There is no way that George H.W. Bush would help the Clintons on the diplomatic front if they were taking action against his eldest son.
So, the stage seems set for another Bush-Clinton revolving door where the Bushes get a free pass as they leave in exchange for the Clintons hoping against hope that the powerful family will show them a little respect and maybe a touch of mercy.
Or, as the Clinton friend suggested to me last week, maybe their real hope is that the Bushes won't reveal what they've learned from the Secret Service records detailing where the Clintons have gone and with whom.
While "Passport-gate" is now only a little-remembered chapter of Campaign 1992, it does show how easily a sitting President can get subordinates to stretch -- or even break -- the law to unearth information that can serve a political purpose.
In George W. Bush's case, the temptation will be strong to use whatever means he has at his disposal to ensure that his successor continues his "war on terror" policies and doesn't authorize serious investigations into controversies such as torture and illegal wiretapping.
The Clintons also have to be nervous because the Republicans have the advantage of an ideologically committed news media, from popular talk-radio hosts and Internet bloggers to Rev.

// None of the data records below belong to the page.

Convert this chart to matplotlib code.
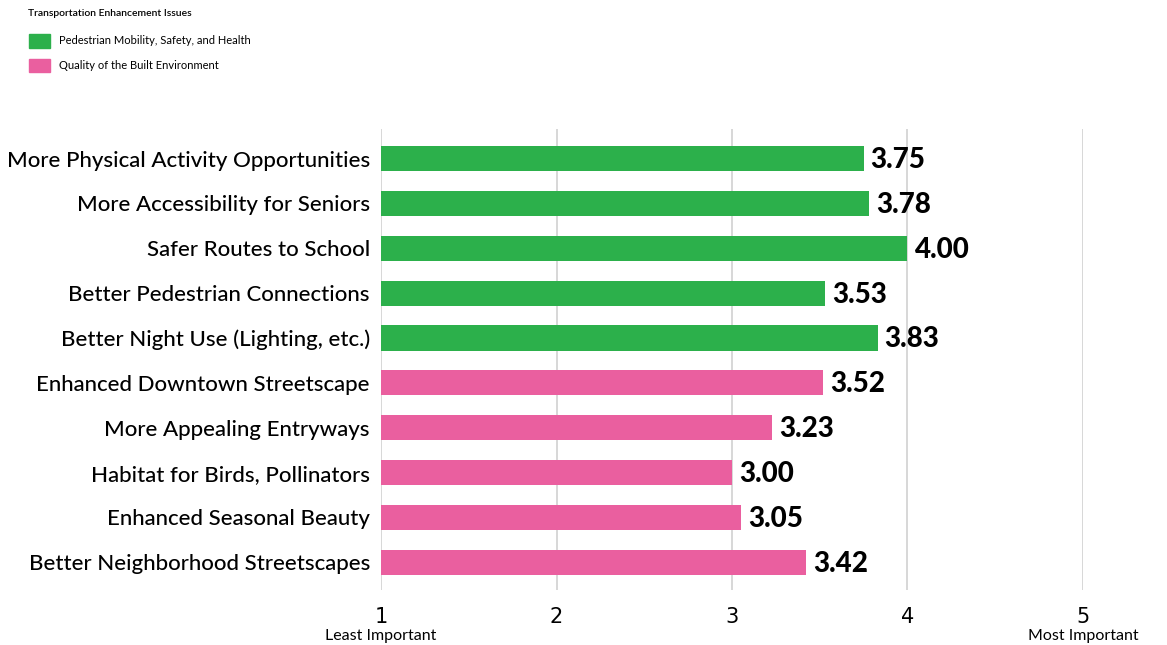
import matplotlib
matplotlib.use("Agg")
from matplotlib import pyplot as plt
from matplotlib.patches import Patch

# survey items, top to bottom
issues = [
    "More Physical Activity Opportunities",
    "More Accessibility for Seniors",
    "Safer Routes to School",
    "Better Pedestrian Connections",
    "Better Night Use (Lighting, etc.)",
    "Enhanced Downtown Streetscape",
    "More Appealing Entryways",
    "Habitat for Birds, Pollinators",
    "Enhanced Seasonal Beauty",
    "Better Neighborhood Streetscapes",
]
scores = [3.75, 3.78, 4.00, 3.53, 3.83, 3.52, 3.23, 3.00, 3.05, 3.42]
groups = ["ped", "ped", "ped", "ped", "ped", "env", "env", "env", "env", "env"]
group_names = {"ped": "Pedestrian Mobility, Safety, and Health",
               "env": "Quality of the Built Environment"}
group_colors = {"ped": "#2cb04b", "env": "#ea5f9f"}
ticks = [1, 2, 3, 4, 5]

fig = plt.figure(figsize=(11.67, 6.45), dpi=100)
ax = fig.add_axes([0.3265, 0.085, 0.928 - 0.3265, 0.715])

pos = list(range(len(issues)))
ax.barh(pos, [s - 1 for s in scores], left=1, height=0.56,
        color=[group_colors[g] for g in groups], zorder=2)

for y, s in zip(pos, scores):
    ax.text(s + 0.04, y + 0.03, f"{s:.2f}", va="center", ha="left",
            fontsize=20, fontweight="black", family="Lato", color="black")

ax.set_xlim(1, 5)
ax.set_ylim(9.62, -0.66)
ax.set_xticks(ticks)
ax.set_xticklabels([str(t) for t in ticks], fontsize=15,
                   family=["Liberation Sans Narrow", "DejaVu Sans"])
ax.set_yticks(pos)
ax.set_yticklabels(issues, fontsize=16, family="Lato", fontweight="medium")
ax.tick_params(axis="y", length=0, pad=8)
ax.tick_params(axis="x", length=0, pad=12)
ax.xaxis.grid(True, color="#d4d4d4", linewidth=1.3, zorder=0)
for sp in ax.spines.values():
    sp.set_visible(False)

# legend block in the top-left corner
fig.text(28 / 1167, 1 - 14 / 645, "Transportation Enhancement Issues",
         fontsize=7.5, family="Lato", fontweight="semibold", va="center", ha="left")
handles = [Patch(color=group_colors[k], label=group_names[k]) for k in ["ped", "env"]]
fig.legend(handles=handles, loc="upper left", bbox_to_anchor=(19 / 1167, 1 - 24 / 645),
           frameon=False, prop={"family": "Lato", "size": 8},
           handlelength=1.9, handleheight=1.5, labelspacing=1.0, handletextpad=0.8)

# end-of-scale captions along the bottom edge
fig.text(381 / 1167, 2 / 645, "Least Important", fontsize=11.5, family="Lato",
         va="bottom", ha="center")
fig.text(1083 / 1167, 2 / 645, "Most Important", fontsize=11.5, family="Lato",
         va="bottom", ha="center")

fig.savefig("out.png", dpi=100)
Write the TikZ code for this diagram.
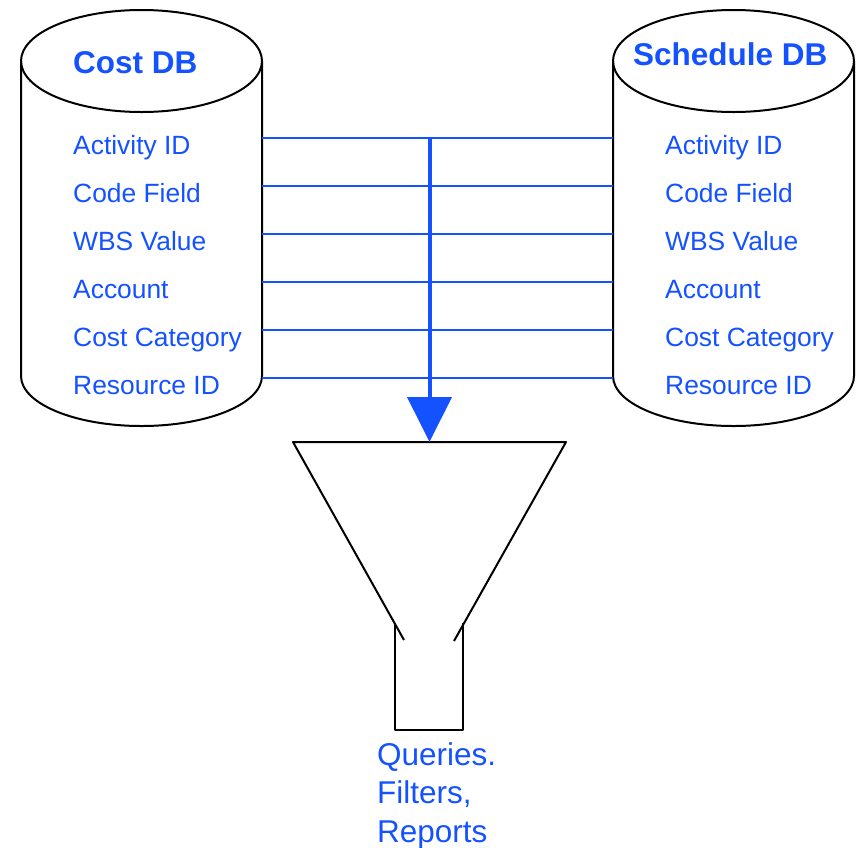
\documentclass[tikz,border=0pt]{standalone}
\usepackage{fontspec}
\setmainfont{Liberation Sans}
\usetikzlibrary{arrows.meta}
\definecolor{dbblue}{RGB}{20,82,255}
\begin{document}
\begin{tikzpicture}[x=1pt,y=-1pt,
  outline/.style={draw=black,line width=2pt,line join=round},
  link/.style={draw=dbblue,line width=1.8pt},
  flow/.style={draw=dbblue,line width=4pt,-{Triangle[width=44pt,length=45pt]}},
  dbtitle/.style={text=dbblue,font=\fontsize{31.5}{36}\selectfont\bfseries,inner sep=0pt,anchor=base west},
  field/.style={text=dbblue,font=\fontsize{26.4}{30}\selectfont,inner sep=0pt,anchor=base west},
  outlabel/.style={text=dbblue,font=\fontsize{31.5}{38.5}\selectfont,inner sep=0pt,align=left,anchor=north west}]
\useasboundingbox (0,0) rectangle (862,847);

% database cylinders
\foreach \cx in {141.5,733.5}{
  \draw[outline] (\cx,61) ellipse [x radius=120.5pt, y radius=51pt];
  \draw[outline] (\cx-120.5,61) -- (\cx-120.5,376)
    arc[start angle=180, end angle=360, x radius=120.5pt, y radius=50pt]
    -- (\cx+120.5,61);
}

\node[dbtitle] (costtitle) at (73,73) {Cost DB};
\node[dbtitle] (schedtitle) at (633,65.5) {Schedule DB};

% field rows and the links joining them
\foreach \i/\name in {1/Activity ID,2/Code Field,3/WBS Value,4/Account,5/Cost Category,6/Resource ID}{
  \pgfmathsetmacro{\ry}{138+48*(\i-1)}
  \node[field] (costF\i) at (73,\ry+16.5) {\name};
  \node[field] (schedF\i) at (665,\ry+16.5) {\name};
  \coordinate (costR\i) at (262,\ry);
  \coordinate (schedL\i) at (613,\ry);
  \draw[link] (costR\i) -- (schedL\i);
}

% funnel
\coordinate (hub) at (429.5,138);
\coordinate (funnelTop) at (429.5,442);
\draw[outline] (404,640) -- (293,442) -- (566,442) -- (454,641);
\draw[outline] (395,623) -- (395,730) -- (463,730) -- (463,623);

\draw[flow] (hub) -- (funnelTop);

\node[outlabel] (results) at (377,742) {Queries.\\Filters,\\Reports};
\end{tikzpicture}
\end{document}
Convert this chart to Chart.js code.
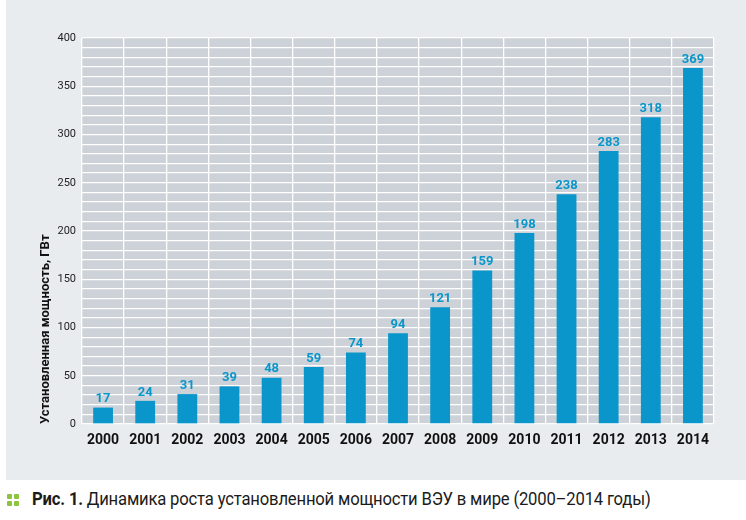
<!DOCTYPE html>
<html>
<head>
<meta charset="utf-8">
<script src="https://cdn.jsdelivr.net/npm/chart.js@4"></script>
<style>
  body { margin: 0; background: #fff; }
  #wrap { position: relative; width: 746px; height: 520px; overflow: hidden; }
  #panel { position: absolute; left: 6px; top: 0; width: 740px; height: 480px; background: #e9ecef; }
  #box { position: absolute; left: 0; top: 0; width: 746px; height: 480px; }
  #caption { position: absolute; left: 32px; top: 488px; font-family: Roboto, sans-serif; font-size: 18px; color: #1b1b1b; white-space: nowrap; letter-spacing: -0.2px; transform: scaleX(0.925); transform-origin: left center; }
  #caption b { font-weight: bold; }
  .dot { position: absolute; width: 5px; height: 5px; background: #8cc43e; border-radius: 1px; }
</style>
</head>
<body>
<div id="wrap">
  <div id="panel"></div>
  <div id="box"><canvas id="myChart" width="746" height="480"></canvas></div>
  <span class="dot" style="left:7px;top:494px"></span>
  <span class="dot" style="left:14px;top:494px"></span>
  <span class="dot" style="left:7px;top:501px"></span>
  <span class="dot" style="left:14px;top:501px"></span>
  <div id="caption"><b>Рис. 1.</b> Динамика роста установленной мощности ВЭУ в мире (2000–2014 годы)</div>
</div>
<script>
var years = ["2000", "2001", "2002", "2003", "2004", "2005", "2006", "2007", "2008", "2009", "2010", "2011", "2012", "2013", "2014"];
var capacity = [17, 24, 31, 39, 48, 59, 74, 94, 121, 159, 198, 238, 283, 318, 369];
var yTitle = "Установленная мощность, ГВт";

var fam = "Roboto, sans-serif";
var blue = "#0b96cb";

// gray plot background
var plotBg = {
  id: "plotBg",
  beforeDraw: function (chart) {
    var a = chart.chartArea;
    var ctx = chart.ctx;
    ctx.save();
    ctx.fillStyle = "#ccd2d8";
    ctx.fillRect(a.left, a.top, a.right - a.left, a.bottom - a.top);
    ctx.restore();
  }
};

// value labels above the bars
var barValues = {
  id: "barValues",
  afterDatasetsDraw: function (chart) {
    var ctx = chart.ctx;
    var meta = chart.getDatasetMeta(0);
    ctx.save();
    ctx.fillStyle = blue;
    ctx.font = "bold 13px " + fam;
    ctx.textAlign = "center";
    ctx.textBaseline = "bottom";
    meta.data.forEach(function (bar, i) {
      ctx.fillText(capacity[i], bar.x, bar.y - 2);
    });
    ctx.restore();
  }
};

new Chart(document.getElementById("myChart"), {
  type: "bar",
  data: {
    labels: years,
    datasets: [{
      data: capacity,
      backgroundColor: blue,
      barPercentage: 0.47,
      categoryPercentage: 1
    }]
  },
  options: {
    responsive: false,
    animation: false,
    layout: { padding: { top: 38, right: 32, left: 0, bottom: 0 } },
    plugins: { legend: { display: false }, tooltip: { enabled: false } },
    scales: {
      x: {
        grid: { color: "#ffffff", lineWidth: 1.3, drawTicks: false },
        border: { display: false },
        ticks: { color: "#111", padding: 8, maxRotation: 0, autoSkip: false, font: { family: fam, size: 14, weight: "bold" } },
        afterFit: function (s) { s.height = 56; }
      },
      y: {
        min: 0,
        max: 400,
        grid: { color: "#ffffff", lineWidth: 1.3, drawTicks: false },
        border: { display: false },
        ticks: {
          stepSize: 10,
          autoSkip: false,
          padding: 6,
          color: "#222",
          font: { family: fam, size: 11 },
          callback: function (v) { return v % 50 === 0 ? v : ""; }
        },
        title: {
          display: true,
          text: yTitle,
          align: "start",
          color: "#111",
          padding: { top: 38, bottom: 0 },
          font: { family: fam, size: 13, weight: "bold" }
        },
        afterFit: function (s) { s.width = 82; }
      }
    }
  },
  plugins: [plotBg, barValues]
});
</script>
</body>
</html>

Sun Myung Moon's Washington Times and Rupert Murdoch's Fox News.
If Sen. Clinton wins the Democratic nomination, any information, especially some tidbit that suggests sexual improprieties, could be leaked to any number of right-wing media outlets and quickly jump into the mainstream press.
A scandal would prove especially devastating if backed by real information, like what might be available in Secret Service records.
One reason that civil libertarians have been alarmed about Bush's assertion of nearly unlimited executive authority over such tactics as wiretapping, data-mining and domestic spy satellites is that it has coincided with a Republican goal for near-permanent political control of the U.S. government.
While the Clinton campaign is surely right that the Republicans will exploit whatever they can to discredit Sen. Obama, it appears to be equally true that they will use whatever they have to gain an advantage with the Clintons, too.